I've seen systems where network accounted for 60% of perceived latency. The team spent months optimizing the model. They could have moved to a Singapore region in an afternoon.

# Quick check: is network your problem?
curl -w "DNS: %{time_namelookup}s\nConnect: %{time_connect}s\nTTFB: %{time_starttransfer}s\nTotal: %{time_total}s\n" \
     -o /dev/null -s https://your-api.com/health

If TTFB is 500ms for a health check that returns 10 bytes, your model isn't the bottleneck.

Measuring the Right Terms

Instrument each term separately:

import time

class LatencyBreakdown:
    def __init__(self):
        self.request_received = None
        self.first_token_ready = None
        self.last_token_ready = None
        self.response_sent = None

    def ttft(self):
        return self.first_token_ready - self.request_received

    def generation_time(self):
        return self.last_token_ready - self.first_token_ready

    def server_e2el(self):
        return self.last_token_ready - self.request_received

    # Client-side latency requires client instrumentation
    # You need both sides to see the full picture

The gap between server_e2el and what users report is everything that happens outside your servers. If that gap is large, you have a network or client problem, not a model problem.

The Optimization Sequence

Different terms require different fixes:

TermCauseFix
High TTFTLong prompt, cold cachePrefix caching, shorter prompts
High ITLModel size, memory bandwidthSmaller model, better GPU, quantization
High networkGeography, routingMulti-region, edge deployment
High renderingClient implementationProper SSE handling, DOM batching

Optimizing the wrong term wastes months. Measure first.

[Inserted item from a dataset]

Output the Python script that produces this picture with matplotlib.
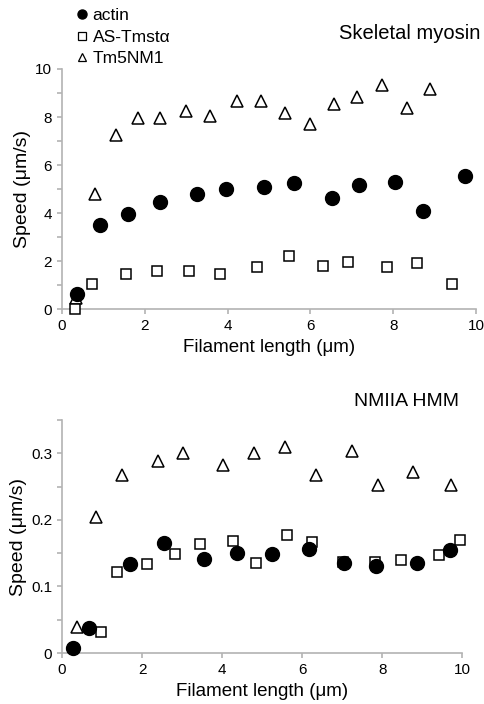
import numpy as np
import matplotlib.pyplot as plt
from matplotlib.lines import Line2D

plt.rcParams['font.family'] = ['Liberation Sans', 'DejaVu Sans']

# skeletal myosin panel
sk_actin_x = [0.37, 0.92, 1.60, 2.37, 3.25, 3.95, 4.89, 5.60, 6.52, 7.18, 8.04, 8.71, 9.73]
sk_actin_y = [0.61, 3.51, 3.96, 4.45, 4.80, 4.99, 5.10, 5.24, 4.63, 5.17, 5.30, 4.10, 5.56]
sk_as_x = [0.31, 0.72, 1.54, 2.29, 3.07, 3.82, 4.70, 5.48, 6.30, 6.92, 7.84, 8.57, 9.41]
sk_as_y = [0.01, 1.03, 1.45, 1.59, 1.59, 1.45, 1.76, 2.19, 1.80, 1.98, 1.76, 1.90, 1.03]
sk_tm_x = [0.33, 0.80, 1.30, 1.84, 2.38, 3.00, 3.57, 4.22, 4.81, 5.39, 5.99, 6.58, 7.12, 7.72, 8.34, 8.89]
sk_tm_y = [0.45, 4.80, 7.24, 7.94, 7.94, 8.24, 8.03, 8.66, 8.66, 8.17, 7.70, 8.56, 8.84, 9.33, 8.36, 9.15]

# NMIIA HMM panel
nm_actin_x = [0.28, 0.68, 1.70, 2.56, 3.55, 4.37, 5.24, 6.16, 7.05, 7.85, 8.87, 9.70]
nm_actin_y = [0.007, 0.037, 0.133, 0.166, 0.141, 0.150, 0.148, 0.156, 0.135, 0.130, 0.135, 0.154]
nm_as_x = [0.98, 1.38, 2.12, 2.83, 3.45, 4.27, 4.85, 5.63, 6.24, 7.03, 7.83, 8.48, 9.43, 9.95]
nm_as_y = [0.031, 0.121, 0.133, 0.148, 0.164, 0.169, 0.135, 0.178, 0.167, 0.136, 0.136, 0.140, 0.147, 0.170]
nm_tm_x = [0.37, 0.85, 1.51, 2.39, 3.03, 4.03, 4.81, 5.58, 6.35, 7.24, 7.89, 8.77, 9.72]
nm_tm_y = [0.039, 0.205, 0.267, 0.289, 0.300, 0.282, 0.300, 0.310, 0.268, 0.303, 0.252, 0.272, 0.252]

labels = ['actin', 'AS-Tmst\u03b1', 'Tm5NM1']
AX_COL = '#b3b3b3'

fig = plt.figure(figsize=(4.84, 7.04), dpi=100)
ax1 = fig.add_axes([0.128, 0.561, 0.8555, 0.341])
ax2 = fig.add_axes([0.128, 0.0724, 0.827, 0.331])


def draw_panel(ax, ax_, ay, sx, sy, tx, ty):
    ax.plot(tx, ty, ls='none', marker='^', ms=8.5, mfc='white', mec='black', mew=1.1, zorder=2)
    ax.plot(sx, sy, ls='none', marker='s', ms=7.5, mfc='white', mec='black', mew=1.1, zorder=3)
    ax.plot(ax_, ay, ls='none', marker='o', ms=10, mfc='black', mec='black', zorder=4)
    ax.spines['top'].set_visible(False)
    ax.spines['right'].set_visible(False)
    for s in ('left', 'bottom'):
        ax.spines[s].set_color(AX_COL)
        ax.spines[s].set_linewidth(1.2)
    ax.tick_params(colors=AX_COL, labelcolor='black', labelsize=11, length=3.5, width=1.2)
    ax.set_xlim(0, 10)
    ax.set_xticks([0, 2, 4, 6, 8, 10])
    ax.set_xlabel('Filament length (\u03bcm)', fontsize=13.5, labelpad=4.5)
    ax.set_ylabel('Speed (\u03bcm/s)', fontsize=14, labelpad=3)
    ax.patch.set_visible(False)
    for line in ax.lines:
        line.set_clip_on(False)


draw_panel(ax1, sk_actin_x, sk_actin_y, sk_as_x, sk_as_y, sk_tm_x, sk_tm_y)
ax1.set_ylim(0, 10)
ax1.set_yticks(np.arange(0, 11, 1))
ax1.set_yticklabels(['0', '', '2', '', '4', '', '6', '', '8', '', '10'])

draw_panel(ax2, nm_actin_x, nm_actin_y, nm_as_x, nm_as_y, nm_tm_x, nm_tm_y)
ax2.set_ylim(0, 0.35)
ax2.set_yticks(np.arange(0, 0.36, 0.05))
ax2.set_yticklabels(['0', '', '0.1', '', '0.2', '', '0.3', ''])

fig.text(0.992, 0.953, 'Skeletal myosin', ha='right', va='center', fontsize=14.5)
fig.text(0.948, 0.429, 'NMIIA HMM', ha='right', va='center', fontsize=14)

handles = [
    Line2D([], [], ls='none', marker='o', ms=6.5, mfc='black', mec='black'),
    Line2D([], [], ls='none', marker='s', ms=6, mfc='white', mec='black', mew=0.9),
    Line2D([], [], ls='none', marker='^', ms=6, mfc='white', mec='black', mew=0.9),
]
fig.legend(handles, labels, loc='upper left', bbox_to_anchor=(0.152, 0.994),
           frameon=False, fontsize=12.5, handlelength=0.6, handletextpad=0.3,
           labelspacing=0.38, borderaxespad=0, borderpad=0.2)

fig.savefig('out.png', dpi=100)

When the Math Doesn't Add Up

Sometimes E2EL is longer than the sum of its parts. This usually means something is blocking that shouldn't be.

Common culprits:

Synchronous logging: Writing logs to disk between tokens. Each token waits for I/O.

GC pauses: Python's garbage collector running mid-generation. Adds 50-200ms spikes.

Connection pooling: Waiting for a database connection that you don't even need for this request but your middleware checks anyway.

Profile with traces, not just metrics. Metrics tell you the total. Traces tell you where it went.

The equation looks simple: E2EL = TTFT + generation + network + client. Knowing which term dominates your specific system is the difference between optimizing and guessing.